Caroline Morice : C'est aux parents qu'il revient de faire la demande de PAI auprès du médecin scolaire. Lorsqu'il s'agit d'une première demande (entrée en maternelle), il importe de le faire suffisamment tôt dans l'année en prévision de la rentrée scolaire.
La famille doit accompagner sa demande de la prescription du médecin qui suit les allergies de l'enfant (indiquant les besoins spécifiques de l'enfant et le protocole d'intervention d'urgence) et d'un bilan allergologique complet et récent.
C'est ensuite au médecin scolaire d'initier la mise en place du PAI.

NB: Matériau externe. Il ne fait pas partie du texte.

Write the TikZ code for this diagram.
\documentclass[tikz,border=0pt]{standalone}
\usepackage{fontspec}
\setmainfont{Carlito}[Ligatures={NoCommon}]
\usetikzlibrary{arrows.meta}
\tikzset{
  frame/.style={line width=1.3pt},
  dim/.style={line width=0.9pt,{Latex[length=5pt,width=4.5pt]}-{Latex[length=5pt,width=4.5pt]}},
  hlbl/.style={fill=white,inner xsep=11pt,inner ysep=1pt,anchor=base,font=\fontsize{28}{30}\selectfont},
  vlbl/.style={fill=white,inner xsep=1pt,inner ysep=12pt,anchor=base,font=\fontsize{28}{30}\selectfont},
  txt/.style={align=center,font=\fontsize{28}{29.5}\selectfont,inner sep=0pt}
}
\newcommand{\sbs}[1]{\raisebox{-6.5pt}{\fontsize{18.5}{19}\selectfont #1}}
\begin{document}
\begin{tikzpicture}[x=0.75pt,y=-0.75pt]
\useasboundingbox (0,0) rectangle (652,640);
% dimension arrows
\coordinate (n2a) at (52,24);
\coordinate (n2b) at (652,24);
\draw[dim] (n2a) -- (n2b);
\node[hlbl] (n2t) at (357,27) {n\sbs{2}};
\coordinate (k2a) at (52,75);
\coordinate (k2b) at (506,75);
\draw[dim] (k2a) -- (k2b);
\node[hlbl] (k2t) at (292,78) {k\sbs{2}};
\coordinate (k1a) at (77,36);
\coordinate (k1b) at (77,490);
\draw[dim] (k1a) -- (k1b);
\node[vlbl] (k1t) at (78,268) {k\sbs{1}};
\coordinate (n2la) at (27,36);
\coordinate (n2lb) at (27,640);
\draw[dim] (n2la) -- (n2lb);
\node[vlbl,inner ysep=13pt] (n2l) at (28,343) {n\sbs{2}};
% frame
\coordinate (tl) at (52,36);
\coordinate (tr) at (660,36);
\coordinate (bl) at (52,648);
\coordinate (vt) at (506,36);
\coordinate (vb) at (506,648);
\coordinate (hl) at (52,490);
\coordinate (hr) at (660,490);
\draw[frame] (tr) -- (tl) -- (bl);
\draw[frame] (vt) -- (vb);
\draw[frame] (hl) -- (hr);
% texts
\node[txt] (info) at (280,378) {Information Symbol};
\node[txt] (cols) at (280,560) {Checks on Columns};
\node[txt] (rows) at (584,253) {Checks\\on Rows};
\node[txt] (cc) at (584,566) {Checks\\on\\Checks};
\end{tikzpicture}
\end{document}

cuisinedumaroc: Comment les parents peuvent-ils aider leur enfant à vivre sa différence et ses contraintes au milieu des autres enfants à l’école ?
Caroline Morice : L'enfant a besoin d'être en confiance avec les personnes qui s'occupent de lui à l'école. Il a besoin de sentir que ses parents font confiance à d'autres adultes. Il faut parfois du temps pour que cette relation se mette en place. Il revient aux parents de favoriser toujours le dialogue, en étant à l'écoute des craintes et des réticences éventuelles, légitimes, de ceux qui ne connaissent encore ni l'enfant, ni sa pathologie.

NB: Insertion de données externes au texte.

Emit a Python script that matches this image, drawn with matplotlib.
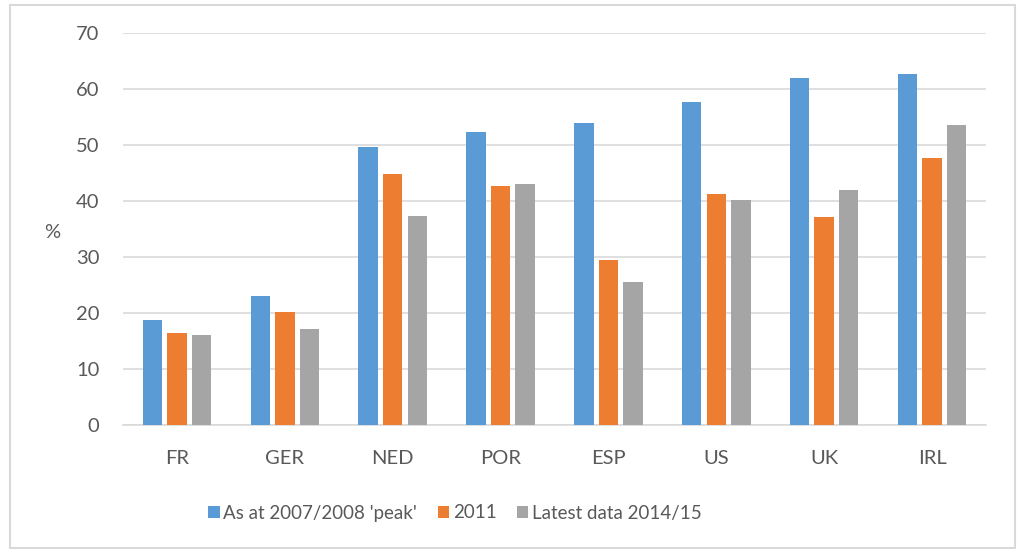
import numpy as np
import matplotlib
matplotlib.use('Agg')
from matplotlib import pyplot as plt
from matplotlib.patches import Rectangle

# 数据
countries = ['FR', 'GER', 'NED', 'POR', 'ESP', 'US', 'UK', 'IRL']
peak = [18.8, 23.1, 49.7, 52.4, 54.0, 57.7, 62.0, 62.7]
y2011 = [16.5, 20.1, 44.9, 42.6, 29.4, 41.2, 37.1, 47.7]
latest = [16.0, 17.2, 37.3, 43.1, 25.6, 40.1, 41.9, 53.5]
series_names = ["As at 2007/2008 'peak'", '2011', 'Latest data 2014/15']
y_ticks = [0, 10, 20, 30, 40, 50, 60, 70]

plt.rcParams['font.family'] = ['Lato', 'DejaVu Sans']

colors = ['#5B9BD5', '#ED7D31', '#A5A5A5']
text_color = '#595959'
grid_color = '#D9D9D9'

fig = plt.figure(figsize=(10.19, 5.49), dpi=100)
ax = fig.add_axes([0.1207, 0.2259, 0.8469, 0.7140])

x = np.arange(len(countries))
width = 0.18
step = 0.228

# 绘制柱子
for i, (vals, name) in enumerate(zip([peak, y2011, latest], series_names)):
    ax.bar(x + (i - 1) * step, vals, width, color=colors[i], label=name, zorder=3)

ax.set_xlim(-0.5, len(countries) - 0.5)
ax.set_ylim(0, 70)
ax.set_yticks(y_ticks)
ax.set_xticks(x)
ax.set_xticklabels(countries)

ax.grid(axis='y', color=grid_color, linewidth=1.2, zorder=0)
for side in ['top', 'right', 'left']:
    ax.spines[side].set_visible(False)
ax.spines['bottom'].set_color(grid_color)
ax.spines['bottom'].set_linewidth(1.2)
ax.tick_params(axis='both', length=0, labelsize=14.5, colors=text_color)
ax.tick_params(axis='y', pad=17)
ax.tick_params(axis='x', pad=18)

fig.text(52 / 1019, 1 - 232 / 549, '%', fontsize=14.5, color=text_color,
         ha='center', va='center')

# 图例
fig.legend(loc='center', bbox_to_anchor=(455 / 1019, 1 - 513 / 549), ncol=3,
           frameon=False, fontsize=13.5, handlelength=0.6, handleheight=0.6,
           handletextpad=0.2, columnspacing=1.1, labelcolor=text_color)

# 外框
fig.patches.append(Rectangle((10 / 1019, 1 / 549), 1005 / 1019, 543 / 549,
                             transform=fig.transFigure, fill=False,
                             edgecolor=grid_color, linewidth=1.5))

fig.savefig('out.png', dpi=100)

Mais l'enfant ne pourra vivre correctement ses allergies au milieu des autres que si déjà à la maison, il fait l'expérience d'une gestion et d'une acceptation minimum de sa différence : savoir refuser les échanges alimentaires non autorisés et surtout savoir profiter de la présence des autres, même s'il ne partage pas les consommations alimentaires à l'identique… si besoin est, il ne faut pas hésiter à aider l'enfant à formuler ses déceptions, à prendre le temps de les lui expliquer même s'il est très jeune.

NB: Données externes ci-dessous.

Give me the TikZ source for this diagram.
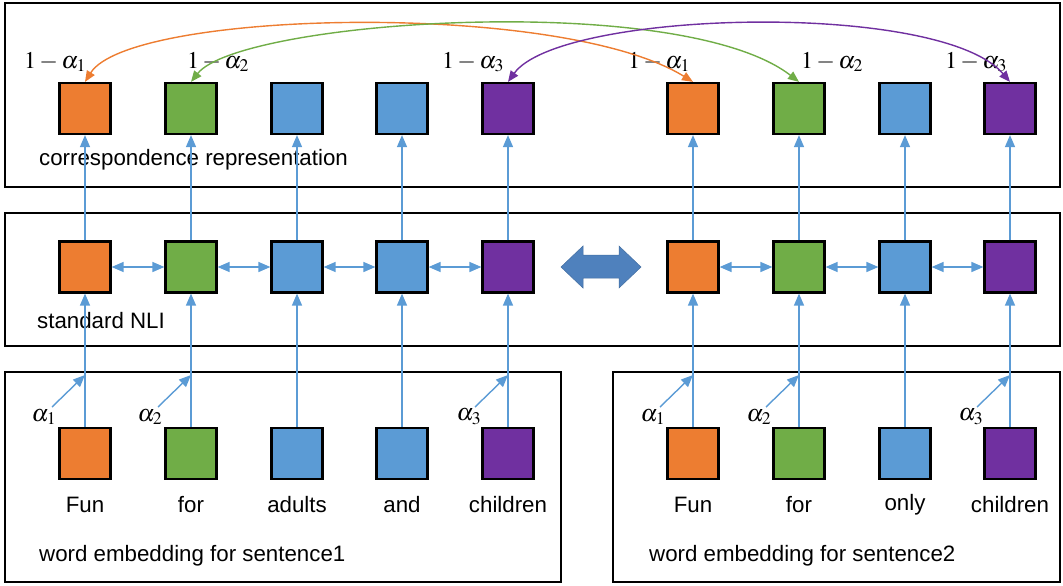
\documentclass[tikz,border=0pt]{standalone}
\usepackage{mathptmx}
\usepackage[no-math]{fontspec}
\setmainfont{Liberation Sans}
\usetikzlibrary{arrows.meta,positioning}

\definecolor{wOrange}{HTML}{ED7D31}
\definecolor{wGreen}{HTML}{70AD47}
\definecolor{wBlue}{HTML}{5B9BD5}
\definecolor{wPurple}{HTML}{7030A0}
\definecolor{wLine}{HTML}{5B9BD5}
\definecolor{wSwap}{HTML}{4F81BD}

\begin{document}
\begin{tikzpicture}
[typeO/.style={rectangle,draw,fill=wOrange,line width=2.2pt,inner sep=0pt,minimum size=51pt},
 typeG/.style={rectangle,draw,fill=wGreen,line width=2.2pt,inner sep=0pt,minimum size=51pt},
 typeB/.style={rectangle,draw,fill=wBlue,line width=2.2pt,inner sep=0pt,minimum size=51pt},
 typeP/.style={rectangle,draw,fill=wPurple,line width=2.2pt,inner sep=0pt,minimum size=51pt},
 panel/.style={draw,line width=2.4pt},
 flow/.style={draw=wLine,line width=1.4pt,-{Triangle[length=12pt,width=10pt]}},
 link/.style={draw=wLine,line width=1.4pt,{Triangle[length=12pt,width=10pt]}-{Triangle[length=12pt,width=10pt]}},
 swing/.style={line width=1.4pt,{Triangle[length=11pt,width=9pt]}-{Triangle[length=11pt,width=9pt]}},
 word/.style={font=\fontsize{22.3}{26}\selectfont,inner sep=0pt},
 weight/.style={font=\fontsize{24}{28}\selectfont,inner sep=0pt}]
\begin{scope}[x=1pt, y=-1pt]
\useasboundingbox (0,0) rectangle (1063,586);
% panels
\draw[panel] (5,3)   rectangle (1060,187);
\draw[panel] (5,213) rectangle (1060,346);
\draw[panel] (5,372) rectangle (561,582);
\draw[panel] (613,372) rectangle (1060,582);
\node[word,anchor=west] (tcor) at (39,160) {correspondence representation};
\node[word,anchor=west] (tnli) at (37,321) {standard NLI};
\node[word,anchor=west] (tea)  at (39,556) {word embedding for sentence1};
\node[word,anchor=west] (teb)  at (649,556) {word embedding for sentence2};
% word embeddings
\node[typeO] (ea1) at (  85,453.5) {};
\node[typeG] (ea2) at ( 191,453.5) {};
\node[typeB] (ea3) at ( 297,453.5) {};
\node[typeB] (ea4) at ( 402,453.5) {};
\node[typeP] (ea5) at ( 508,453.5) {};
\node[typeO] (eb1) at ( 693,453.5) {};
\node[typeG] (eb2) at ( 799,453.5) {};
\node[typeB] (eb3) at ( 905,453.5) {};
\node[typeP] (eb4) at (1010,453.5) {};
\node[word] (wa1) at (  85,505) {Fun};
\node[word] (wa2) at ( 191,505) {for};
\node[word] (wa3) at ( 297,505) {adults};
\node[word] (wa4) at ( 402,505) {and};
\node[word] (wa5) at ( 508,505) {children};
\node[word] (wb1) at ( 693,505) {Fun};
\node[word] (wb2) at ( 799,505) {for};
\node[word] (wb3) at ( 905,505) {only};
\node[word] (wb4) at (1010,505) {children};
% standard NLI
\node[typeO] (na1) at (  85,267) {};
\node[typeG] (na2) at ( 191,267) {};
\node[typeB] (na3) at ( 297,267) {};
\node[typeB] (na4) at ( 402,267) {};
\node[typeP] (na5) at ( 508,267) {};
\node[typeO] (nb1) at ( 693,267) {};
\node[typeG] (nb2) at ( 799,267) {};
\node[typeB] (nb3) at ( 905,267) {};
\node[typeP] (nb4) at (1010,267) {};
\fill[wSwap,draw=wSwap!85!black,line width=0.5pt]
   (561,267) -- (583,246) -- (583,255) -- (619,255) -- (619,246) -- (641,267)
   -- (619,288) -- (619,278) -- (583,278) -- (583,288) -- cycle;
% correspondence representation
\node[typeO] (ca1) at (  85,108.5) {};
\node[typeG] (ca2) at ( 191,108.5) {};
\node[typeB] (ca3) at ( 297,108.5) {};
\node[typeB] (ca4) at ( 402,108.5) {};
\node[typeP] (ca5) at ( 508,108.5) {};
\node[typeO] (cb1) at ( 693,108.5) {};
\node[typeG] (cb2) at ( 799,108.5) {};
\node[typeB] (cb3) at ( 905,108.5) {};
\node[typeP] (cb4) at (1010,108.5) {};
\node[weight] (ka1) at (  55,62) {$1-\alpha_1$};
\node[weight] (ka2) at ( 218,62) {$1-\alpha_2$};
\node[weight] (ka5) at ( 473,62) {$1-\alpha_3$};
\node[weight] (kb1) at ( 659,62) {$1-\alpha_1$};
\node[weight] (kb2) at ( 832,62) {$1-\alpha_2$};
\node[weight] (kb4) at ( 976,62) {$1-\alpha_3$};
% attention weights
\node[weight] (qa1) at (  44,417) {$\alpha_1$};
\node[weight] (qa2) at ( 150,417) {$\alpha_2$};
\node[weight] (qa5) at ( 469,417) {$\alpha_3$};
\node[weight] (qb1) at ( 653,417) {$\alpha_1$};
\node[weight] (qb2) at ( 759,417) {$\alpha_2$};
\node[weight] (qb4) at ( 971,417) {$\alpha_3$};
\coordinate (sa1) at (  52,407);  \coordinate (ha1) at (  85,375);
\coordinate (sa2) at ( 158,407);  \coordinate (ha2) at ( 191,375);
\coordinate (sa5) at ( 475,407);  \coordinate (ha5) at ( 508,375);
\coordinate (sb1) at ( 660,407);  \coordinate (hb1) at ( 693,375);
\coordinate (sb2) at ( 766,407);  \coordinate (hb2) at ( 799,375);
\coordinate (sb4) at ( 977,407);  \coordinate (hb4) at (1010,375);
\path (sa1) edge[flow] (ha1)
      (sa2) edge[flow] (ha2)
      (sa5) edge[flow] (ha5)
      (sb1) edge[flow] (hb1)
      (sb2) edge[flow] (hb2)
      (sb4) edge[flow] (hb4);
% vertical flow
\path (ea1.north) edge[flow] (na1.south)
      (ea2.north) edge[flow] (na2.south)
      (ea3.north) edge[flow] (na3.south)
      (ea4.north) edge[flow] (na4.south)
      (ea5.north) edge[flow] (na5.south)
      (eb1.north) edge[flow] (nb1.south)
      (eb2.north) edge[flow] (nb2.south)
      (eb3.north) edge[flow] (nb3.south)
      (eb4.north) edge[flow] (nb4.south)
      (na1.north) edge[flow] (ca1.south)
      (na2.north) edge[flow] (ca2.south)
      (na3.north) edge[flow] (ca3.south)
      (na4.north) edge[flow] (ca4.south)
      (na5.north) edge[flow] (ca5.south)
      (nb1.north) edge[flow] (cb1.south)
      (nb2.north) edge[flow] (cb2.south)
      (nb3.north) edge[flow] (cb3.south)
      (nb4.north) edge[flow] (cb4.south);
% bidirectional NLI links
\path (na1.east) edge[link] (na2.west)
      (na2.east) edge[link] (na3.west)
      (na3.east) edge[link] (na4.west)
      (na4.east) edge[link] (na5.west)
      (nb1.east) edge[link] (nb2.west)
      (nb2.east) edge[link] (nb3.west)
      (nb3.east) edge[link] (nb4.west);
% correspondence curves
\draw[swing,draw=wOrange] (ca1.north) .. controls (130,10) and (560,0) .. (cb1.north);
\draw[swing,draw=wGreen]  (ca2.north) .. controls (240,20) and (680,-10) .. (cb2.north);
\draw[swing,draw=wPurple] (ca5.north) .. controls (560,10) and (940,0) .. (cb4.north);
\end{scope}
\end{tikzpicture}
\end{document}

L'allergie alimentaire d'un enfant conduit parfois à un repliement sur soi de la famille tant les loisirs et déplacements hors foyers peuvent devenir compliqués : maintenir une vie sociale suffisamment riche, où le régime a sa place sans monopoliser toute l'attention des parents, est un préalable important à la vie en collectivité de l'enfant.
cuisinedumaroc: Quel est le rôle de l’Association française des polyallergiques ?
Caroline Morice : L'association a pour but de créer un réseau de solidarité entre les familles. Parfois, à l'occasion du diagnostic ou d'une étape importante comme l'entrée à l'école ou le passage à l'adolescence, les parents ont besoin d'informations pour mieux comprendre ce qu'ils doivent ou peuvent faire au quotidien. Nous essayons de leur apporter l'écoute et/ou les renseignements dont ils ont besoin. Nous pensons que c'est par ces échanges et les rencontres entre familles que nous nous apportons mutuellement des idées et des solutions pour vivre au mieux les allergies au quotidien.
Par ailleurs, l'association mène des actions de fond pour faire connaître la pathologie, en faire progresser la prise en charge (médicale, scolaire, alimentaire…) et sensibiliser à ses conséquences sociales et psychologiques, de manière raisonnée et ouverte à la vie et l'épanouissement des personnes allergiques.